To have four functioning meat plants operating in the incubator while conducting an innovation workshop, he said, was pretty impressive.

Large processing companies in Canada and the US have used the facility on a confidential basis because they can do complete testing in Alberta without disrupting their plants with testing and R&D to see if a project is feasible.

“Why not use the facility?” Passmore asked. “You enter into it on a contract basis and provide the center with a list of what equipment and services you need. You pay a fee and you use the facility for your project.”

Gil Williams, president of Poly-clip, USA, Mundelein, Ill., was first introduced to the Food Processing Development Center about two years ago. Founded in 1922, Germany-based Poly-clip produces clip closure systems for industries worldwide.

“We thought it would be of interest to customers because it was something different than you would find in the US; particularly the incubator concept for the meat business,” he says.

While Williams says the company hasn’t directed any customers with plans to develop a new product to the center yet, they and others attending the workshop will probably do so in the future.
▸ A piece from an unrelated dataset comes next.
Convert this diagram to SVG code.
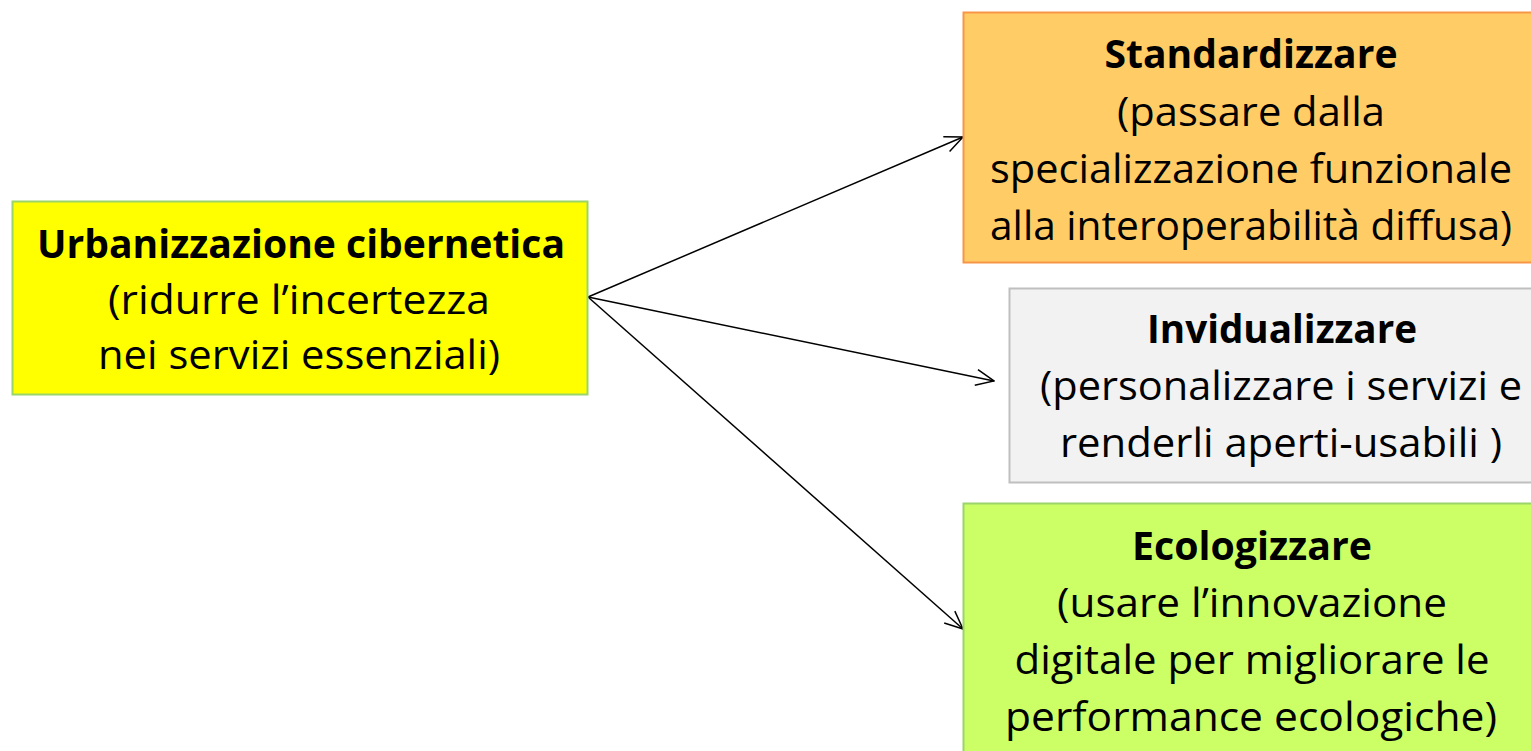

“Typically, what they [start-ups] want to do is go into one of their own plants and borrow or rent equipment from the suppliers and run testing in the middle of one of their active meat plants, which is disturbing to the meat plant,” he says.

What Poly-clip did at the workshop, he adds, was to bring an intimate group together, away from the trade show concept and away from their own plant for hands-on demonstrations of what their equipment could do.

“So the center is a good way to get away to a remote location,” Williams says.